Google has announced it will resume capturing images for its Street View service next week, after a scandal which saw private data accidentally captured by rogue code and left the search giant red-faced as privacy advocates pounced.
The company is still facing backlash across the globe for the privacy breach, which saw Google unwittingly collect a small sample of private data from a number of un-protected WiFi networks. According to Google, rogue code that an "engineer working on an experimental WiFi project wrote" somehow managed to find its way into WiFi scanning equipment that was used by Google to capture data such as SSID information and MAC addresses.
A public apology was posted today on the Google Australia blog as the local privacy commissioner announced the closure an investigation into the incident, while Irish, Danish and Austrian government officials have already given Google permission to delete the data. Google says negotiations are still continuing between in other affected countries about the best way to delete the collected data.
But now that the company has removed all WiFi scanning equipment from the Street View cars, and a review into the incident by security consulting firm Stroz Friedberg is complete and has been sent to all affected countries, Google says it's time for the cars to hit the road again, after being grounded immediately when the problem was first discovered.

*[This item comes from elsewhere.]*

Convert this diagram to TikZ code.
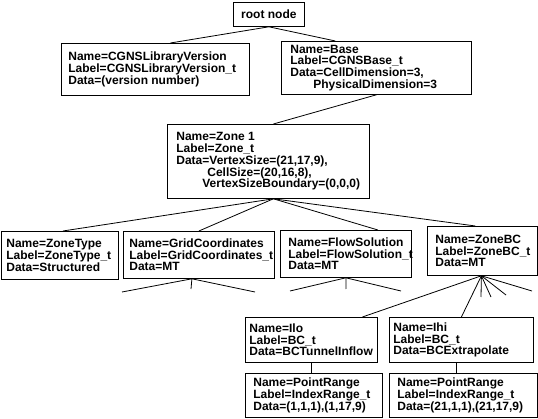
\documentclass[tikz,border=0pt]{standalone}
\usepackage{fontspec}
\setmainfont{Liberation Sans}
\usetikzlibrary{positioning, calc}

\tikzset{
  box/.style 2 args={draw, anchor=north west, minimum width=#1, minimum height=#2, inner sep=0pt},
  txt/.style={font=\bfseries\fontsize{12}{11.8}\selectfont, align=left, inner sep=0pt, anchor=west},
}

\begin{document}
\begin{tikzpicture}[x=1pt, y=-1pt, line width=0.8pt]
\useasboundingbox (0,0) rectangle (538,419);

% top levels
\node[box={71}{24}, font=\bfseries\fontsize{12}{11.8}\selectfont] (root) at (233,2) {root node};
\node[box={188}{52}, label={[txt, xshift=7]west:{Name=CGNSLibraryVersion\\Label=CGNSLibraryVersion\_t\\Data=(version number)}}] (lib) at (61,43) {};
\node[box={190}{53}, label={[txt, xshift=9]west:{Name=Base\\Label=CGNSBase\_t\\Data=CellDimension=3,\\\hspace*{23pt}PhysicalDimension=3}}] (base) at (281,41) {};
\node[box={202}{74}, label={[txt, xshift=9]west:{Name=Zone 1\\Label=Zone\_t\\Data=VertexSize=(21,17,9),\\\hspace*{31pt}CellSize=(20,16,8),\\\hspace*{26pt}VertexSizeBoundary=(0,0,0)}}] (zone) at (167,124) {};

% children of the zone
\node[box={117}{48}, label={[txt, xshift=5]west:{Name=ZoneType\\Label=ZoneType\_t\\Data=Structured}}] (ztype) at (1,231) {};
\node[box={151}{47}, label={[txt, xshift=6]west:{Name=GridCoordinates\\Label=GridCoordinates\_t\\Data=MT}}] (grid) at (123,231) {};
\node[box={131}{47}, label={[txt, xshift=8]west:{Name=FlowSolution\\Label=FlowSolution\_t\\Data=MT}}] (flow) at (280,230) {};
\node[box={110}{49}, label={[txt, xshift=8]west:{Name=ZoneBC\\Label=ZoneBC\_t\\Data=MT}}] (zbc) at (427,226) {};

% boundary conditions
\node[box={132}{45}, label={[txt, xshift=4]west:{Name=Ilo\\Label=BC\_t\\Data=BCTunnelInflow}}] (ilo) at (245,317) {};
\node[box={144}{45}, label={[txt, xshift=4]west:{Name=Ihi\\Label=BC\_t\\Data=BCExtrapolate}}] (ihi) at (389,317) {};
\node[box={137}{44}, label={[txt, xshift=8]west:{Name=PointRange\\Label=IndexRange\_t\\Data=(1,1,1),(1,17,9)}}] (prlo) at (245,373) {};
\node[box={148}{44}, label={[txt, xshift=8]west:{Name=PointRange\\Label=IndexRange\_t\\Data=(21,1,1),(21,17,9)}}] (prhi) at (389,373) {};

\draw (root.south) -- ([xshift=15]lib.north);
\draw (root.south) -- ([xshift=-41]base.north);
\draw (base.south) -- ([xshift=5]zone.north);

\coordinate (zfan) at ([xshift=5]zone.south);
\draw (zfan) -- ([xshift=3]ztype.north);
\draw (zfan) -- (grid.north);
\draw (zfan) -- ([xshift=32]flow.north);
\draw (zfan) -- ([xshift=-7]zbc.north);

% stubs below the grid and the solution
\coordinate (gfan) at ([xshift=-7]grid.south);
\foreach \x/\y in {122/292, 191/289, 255/292}
    \draw (gfan) -- (\x,\y);
\foreach \x/\y in {290/291, 346/289, 401/291}
    \draw (flow.south) -- (\x,\y);

\coordinate (bfan) at ([xshift=-1]zbc.south);
\draw (bfan) -- ([xshift=51]ilo.north);
\draw (bfan) -- (ihi.north);
\foreach \x/\y in {481/297, 491/297, 506/295, 532/291}
    \draw (bfan) -- (\x,\y);

\draw (ilo.south) -- (ilo.south |- prlo.north);
\draw ([xshift=-5]ihi.south) -- ([xshift=-5]ihi.south |- prhi.north);

\end{tikzpicture}
\end{document}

The specially modified cars will be on the streets again in Ireland, Norway, South Africa and Sweden from Monday next week, capturing photos for Google's popular Street View service which allows users to view detailed and interactive images of streets around the world on Google Maps. The cars will also be capturing 3-D building imagery, which Google says will help improve the accuracy of building positions for Google's geo products, including Maps and Google Earth.